Shenzhen's scientific and technological strength mostly relies on enterprises like Liu's. Over 90 percent of R&D institutions in the city are based in enterprises, and 90 percent of R&D funding comes from enterprises.
The latest data indicate that the high-tech industry in Shenzhen created an output value totaling 2.6 trillion yuan (382.7 billion U.S. dollars) in 2019 and that the number of national-level high-tech companies has hit 17,000.
In recent years, a growing number of overseas scientific and technical workers has been flowing into Shenzhen to benefit from the city's abundant job opportunities.
In 2014, it took Zhou Huihui less than two months to decide to return home from abroad and become a researcher at the Shenzhen Institute of Advanced Technology under the Chinese Academy of Sciences.
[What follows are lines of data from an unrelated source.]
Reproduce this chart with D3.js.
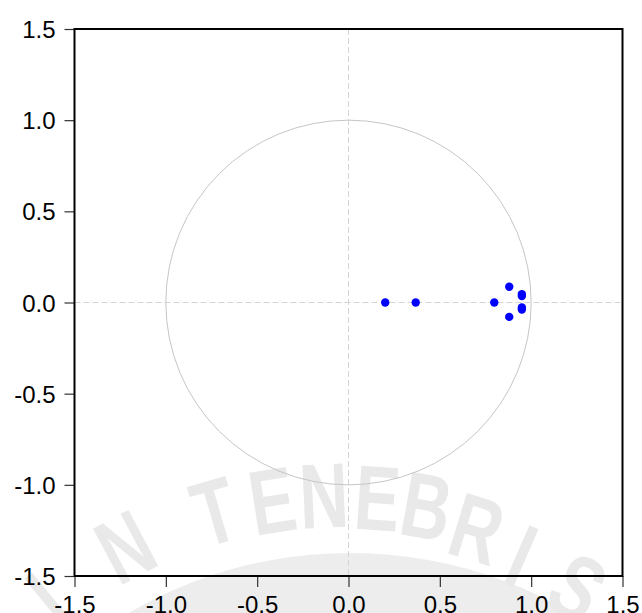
<!DOCTYPE html>
<html>
<head>
<meta charset="utf-8">
<script src="https://cdn.jsdelivr.net/npm/d3@7/dist/d3.min.js"></script>
<style>
  html, body { margin: 0; padding: 0; background: #fff; }
  svg { display: block; }
</style>
</head>
<body>
<svg id="chart" width="642" height="613"></svg>
<script>
// Inverse roots of the AR characteristic polynomial
const rootRe = [0.201, 0.368, 0.798, 0.880, 0.880, 0.949, 0.949, 0.949, 0.949];
const rootIm = [0.000, 0.000, 0.000, 0.086, -0.079, 0.046, 0.035, -0.027, -0.038];

// Axis ticks (shared by both axes)
const tickValues = [-1.5, -1.0, -0.5, 0.0, 0.5, 1.0, 1.5];
const tickLabels = ["-1.5", "-1.0", "-0.5", "0.0", "0.5", "1.0", "1.5"];

const svg = d3.select("#chart");
const plotL = 74.5, plotR = 622.5, plotT = 29, plotB = 576;

const x = d3.scaleLinear().domain([-1.5, 1.5]).range([plotL, plotR]);
const y = d3.scaleLinear().domain([-1.5, 1.5]).range([plotB, plotT]);

// Background watermark: a pale dome with a motto set around an arc
const wm = svg.append("g").attr("fill", "#e9e9e9");
wm.append("ellipse")
  .attr("cx", 350).attr("cy", 553 + 360)
  .attr("rx", 400).attr("ry", 360)
  .attr("fill", "#ededed");
const wcx = 345, wcy = 960;
const motto = [
  { ch: "I", deg: -39.5, r: 468 },
  { ch: "N", deg: -28.0, r: 469 },
  { ch: "T", deg: -16.2, r: 468 },
  { ch: "E", deg: -9.0,  r: 466 },
  { ch: "N", deg: -2.6,  r: 466 },
  { ch: "E", deg: 4.0,   r: 464 },
  { ch: "B", deg: 10.2,  r: 462 },
  { ch: "R", deg: 17.0,  r: 452 },
  { ch: "I", deg: 23.6,  r: 442 },
  { ch: "S", deg: 32.0,  r: 440 }
];
wm.selectAll("g.letter")
  .data(motto)
  .join("g")
  .attr("class", "letter")
  .attr("transform", d => {
    const a = d.deg * Math.PI / 180;
    const px = wcx + d.r * Math.sin(a), py = wcy - d.r * Math.cos(a);
    return `translate(${px},${py}) rotate(${d.deg}) scale(0.74,1)`;
  })
  .append("text")
  .attr("text-anchor", "middle")
  .attr("dy", "0.36em")
  .attr("font-family", "'Liberation Sans', Arial, sans-serif")
  .attr("font-weight", "bold")
  .attr("font-size", 92)
  .text(d => d.ch);

// Reference lines through the origin
const grid = svg.append("g")
  .attr("stroke", "#d4d4d4")
  .attr("stroke-width", 1)
  .attr("stroke-dasharray", "6,3");
grid.append("line")
  .attr("x1", plotL).attr("x2", plotR)
  .attr("y1", y(0)).attr("y2", y(0));
grid.append("line")
  .attr("x1", x(0)).attr("x2", x(0))
  .attr("y1", plotT).attr("y2", plotB);

// Unit circle
svg.append("ellipse")
  .attr("cx", x(0)).attr("cy", y(0))
  .attr("rx", x(1) - x(0)).attr("ry", y(0) - y(1))
  .attr("fill", "none")
  .attr("stroke", "#c6c6c6")
  .attr("stroke-width", 1);

// Roots
svg.append("g")
  .selectAll("circle")
  .data(rootRe.map((re, i) => ({ re, im: rootIm[i] })))
  .join("circle")
  .attr("cx", d => x(d.re))
  .attr("cy", d => y(d.im))
  .attr("r", 4.2)
  .attr("fill", "#0000ff");

// Axes
const font = "'Liberation Sans', Arial, sans-serif";
const yAxis = svg.append("g")
  .attr("transform", `translate(${plotL},0)`)
  .call(d3.axisLeft(y).tickValues(tickValues)
    .tickFormat((d, i) => tickLabels[i]).tickSize(10).tickPadding(9));
const xAxis = svg.append("g")
  .attr("transform", `translate(0,${plotB})`)
  .call(d3.axisBottom(x).tickValues(tickValues)
    .tickFormat((d, i) => tickLabels[i]).tickSize(11));

[yAxis, xAxis].forEach(a => {
  a.select(".domain").remove();
  a.selectAll(".tick line").attr("stroke", "#333").attr("stroke-width", 1.2);
  a.selectAll(".tick text")
    .attr("fill", "#000")
    .attr("font-family", font)
    .attr("font-size", 24);
});
yAxis.selectAll(".tick text").attr("dy", "0.36em");
xAxis.selectAll(".tick text").attr("y", 36.5).attr("dy", 0);

// Plot frame
svg.append("rect")
  .attr("x", plotL).attr("y", plotT)
  .attr("width", plotR - plotL).attr("height", plotB - plotT)
  .attr("fill", "none")
  .attr("stroke", "#000")
  .attr("stroke-width", 2);
</script>
</body>
</html>
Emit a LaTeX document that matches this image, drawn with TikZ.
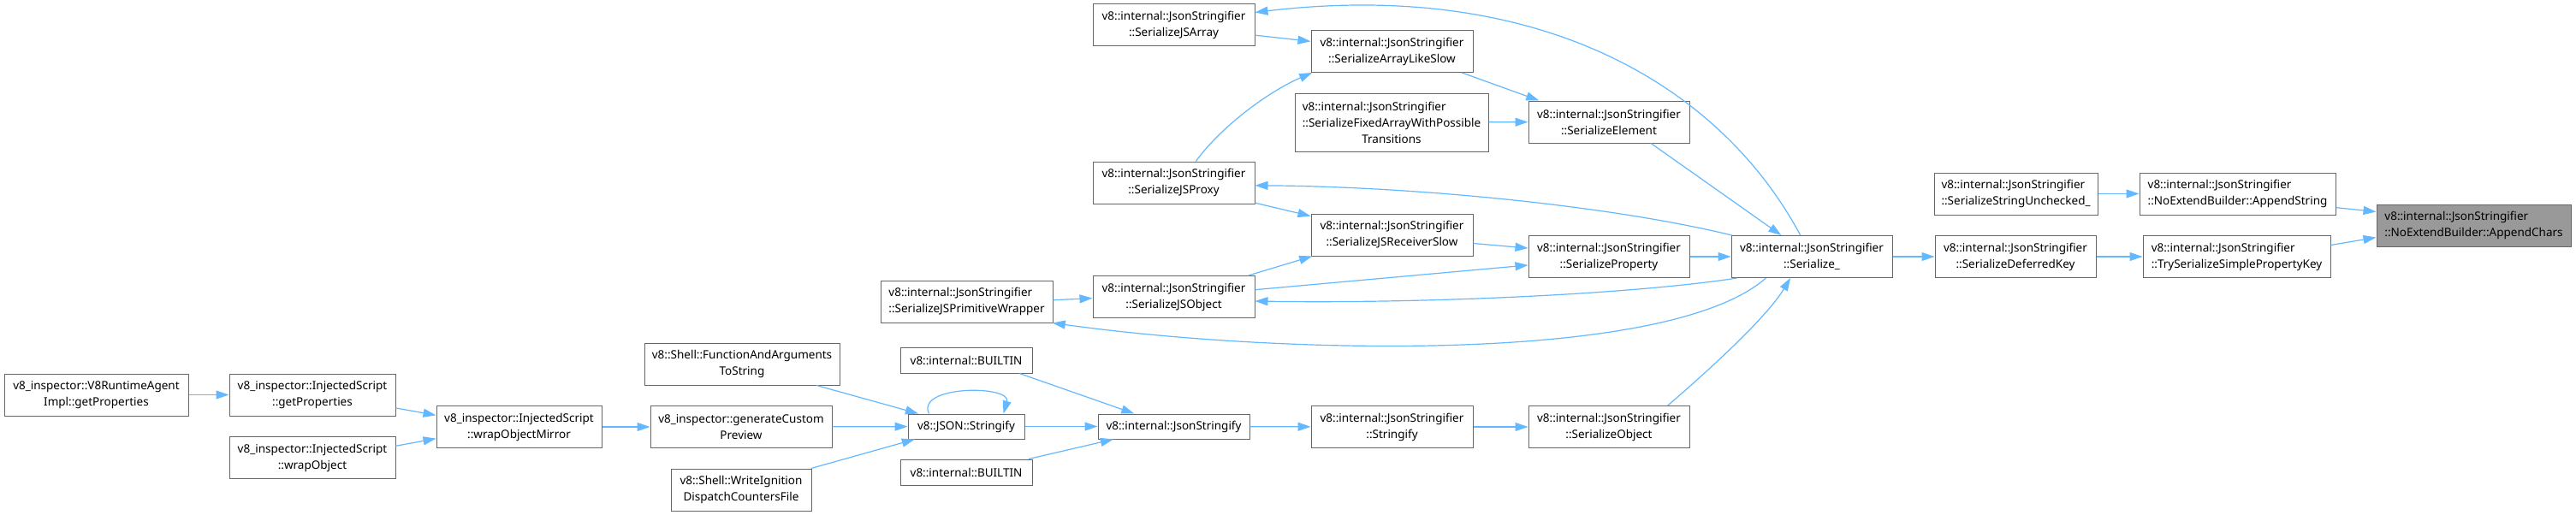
\documentclass[tikz,border=0pt]{standalone}
\usepackage{fontspec}
\setmainfont{Noto Sans}
\usetikzlibrary{arrows.meta}
\definecolor{edgeblue}{HTML}{63B8FF}
\definecolor{framegray}{HTML}{666666}
\definecolor{rootgray}{HTML}{999999}

\begin{document}
\begin{tikzpicture}[
  x=1pt, y=-1pt,
  font=\fontsize{13.5}{19}\selectfont,
  fn/.style={rectangle, draw=framegray, line width=1pt, fill=white,
             inner sep=0pt, minimum height=49pt, align=center},
  fnl/.style={fn, align=left},
  one/.style={fn, minimum height=29pt},
  root/.style={fnl, fill=rootgray},
  call/.style={-{Triangle[length=15pt,width=10pt]}, draw=edgeblue, line width=1.2pt}
]
\fill[white] (0,0) rectangle (3010,602);
\useasboundingbox (0,0) rectangle (3010,602);

\node[fn, minimum width=215] (agent) at (112.5,461.5) {v8\_inspector::V8RuntimeAgent\\Impl::getProperties};
\node[fn, minimum width=194] (getProps) at (365,461.5) {v8\_inspector::InjectedScript\\::getProperties};
\node[fn, minimum width=194] (wrapObject) at (365,535) {v8\_inspector::InjectedScript\\::wrapObject};
\node[fn, minimum width=193] (wrapMirror) at (606.5,499) {v8\_inspector::InjectedScript\\::wrapObjectMirror};
\node[fn, minimum width=212] (preview) at (866,499) {v8\_inspector::generateCustom\\Preview};
\node[fn, minimum width=228] (fnArgs) at (867,425.5) {v8::Shell::FunctionAndArguments\\ToString};
\node[fn, minimum width=164] (writeIgn) at (866,572.5) {v8::Shell::WriteIgnition\\DispatchCountersFile};
\node[one, minimum width=136] (jsonStr) at (1129,498.5) {v8::JSON::Stringify};
\node[one, minimum width=154, minimum height=30] (builtinA) at (1129,421) {v8::internal::BUILTIN};
\node[one, minimum width=154, minimum height=30] (builtinB) at (1129,552) {v8::internal::BUILTIN};
\node[one, minimum width=177] (jsonStringify) at (1371.5,498.5) {v8::internal::JsonStringify};
\node[fn, minimum width=189] (stringify) at (1626.5,499) {v8::internal::JsonStringifier\\::Stringify};
\node[fn, minimum width=188] (serObject) at (1880,499) {v8::internal::JsonStringifier\\::SerializeObject};

\node[fn, minimum width=189] (jsArray) at (1371.5,29.5) {v8::internal::JsonStringifier\\::SerializeJSArray};
\node[fn, minimum width=189] (arrayLike) at (1626.5,60) {v8::internal::JsonStringifier\\::SerializeArrayLikeSlow};
\node[fn, minimum width=226, minimum height=68] (fixedArray) at (1626,143) {\rlap{v8::internal::JsonStringifier}\hphantom{::SerializeFixedArrayWithPossible}\\::SerializeFixedArrayWithPossible\\Transitions};
\node[fn, minimum width=188] (element) at (1880,142.5) {v8::internal::JsonStringifier\\::SerializeElement};
\node[fn, minimum width=189] (jsProxy) at (1371.5,213.5) {v8::internal::JsonStringifier\\::SerializeJSProxy};
\node[fn, minimum width=189] (receiverSlow) at (1626.5,274.5) {v8::internal::JsonStringifier\\::SerializeJSReceiverSlow};
\node[fn, minimum width=188] (property) at (1880,300) {v8::internal::JsonStringifier\\::SerializeProperty};
\node[fn, minimum width=189] (jsObject) at (1371.5,347) {v8::internal::JsonStringifier\\::SerializeJSObject};
\node[fnl, minimum width=201] (primWrapper) at (1129.5,352.5) {v8::internal::JsonStringifier\\::SerializeJSPrimitiveWrapper};

\node[fn, minimum width=188] (serialize) at (2117,300) {v8::internal::JsonStringifier\\::Serialize\_};
\node[fn, minimum width=188] (deferred) at (2355,300) {v8::internal::JsonStringifier\\::SerializeDeferredKey};
\node[fnl, minimum width=219] (trySimple) at (2613.5,300) {v8::internal::JsonStringifier\\::TrySerializeSimplePropertyKey};
\node[fnl, minimum width=191] (strUnchecked) at (2355.5,226.5) {v8::internal::JsonStringifier\\::SerializeStringUnchecked\_};
\node[fnl, minimum width=229] (appendString) at (2614.5,226.5) {v8::internal::JsonStringifier\\::NoExtendBuilder::AppendString};
\node[root, minimum width=227] (appendChars) at (2890.5,263.5) {v8::internal::JsonStringifier\\::NoExtendBuilder::AppendChars};

\draw[call] (agent) -- (getProps);
\draw[call] (getProps.-9) -- (wrapMirror.172);
\draw[call] (wrapObject.8) -- (wrapMirror.188);
\draw[call] (wrapMirror) -- (preview);
\draw[call] (preview) -- (jsonStr);
\draw[call] (fnArgs.-16) -- (jsonStr.165);
\draw[call] (writeIgn.17) -- (jsonStr.194);
\draw[call] (jsonStr.161) .. controls (1070,450) and (1182,450) .. (jsonStr.19);
\draw[call] (jsonStr) -- (jsonStringify);
\draw[call] (builtinA.-14) -- (jsonStringify.162);
\draw[call] (builtinB.12) -- (jsonStringify.192);
\draw[call] (jsonStringify) -- (stringify);
\draw[call] (stringify) -- (serObject);
\draw[call] (serObject.20) .. controls (2000,430) and (2065,370) .. (serialize.225);

\draw[call] (serialize) -- (deferred);
\draw[call] (deferred) -- (trySimple);
\draw[call] (trySimple.7) -- (appendChars.187);
\draw[call] (strUnchecked) -- (appendString);
\draw[call] (appendString.-8) -- (appendChars.172);

\draw[call] (serialize.118) .. controls (2010,100) and (1800,-25) .. (jsArray.9);
\draw[call] (jsArray.-7) -- (arrayLike.173);
\draw[call] (arrayLike.-17) -- (element.163);
\draw[call] (fixedArray) -- (element);
\draw[call] (element.-27) -- (serialize.145);
\draw[call] (jsProxy.44) .. controls (1425,150) and (1480,108) .. (arrayLike.195);
\draw[call] (serialize.165) .. controls (1880,240) and (1650,218) .. (jsProxy.-2);
\draw[call] (jsProxy.-14) -- (receiverSlow.167);
\draw[call] (receiverSlow.-6) -- (property.174);
\draw[call] (jsObject.16) -- (receiverSlow.195);
\draw[call] (jsObject.5) -- (property.186);
\draw[call] (property) -- (serialize);
\draw[call] (serialize.196) .. controls (1900,345) and (1650,355) .. (jsObject.-3);
\draw[call] (primWrapper.1) -- (jsObject.181);
\draw[call] (serialize.205) .. controls (1950,425) and (1500,415) .. (primWrapper.-14);
\end{tikzpicture}
\end{document}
Zhou led a team over a five-year study on autism that was published in Nature in 2019, marking a major breakthrough for his team.
Many who arrive in Shenzhen are first impressed by its openness, as the city welcomes global researchers and provides a flexible environment and platform for them, said Zhou. "I received policy support as soon as I decided to return."
Shenzhen is also accelerating innovation in the development of its tech sector's system and mechanism. Laboratories are partnering with prestigious institutions and industry giants across the country, and favorable policies are being pushed forward to attract investors and startups.
Four decades of experience have shown that talent is of the utmost importance to Shenzhen, and the city should explore a more flexible innovation system for global talent to start businesses, said Tao Yitao, director of the China Center for Special Economic Zone Research under Shenzhen University.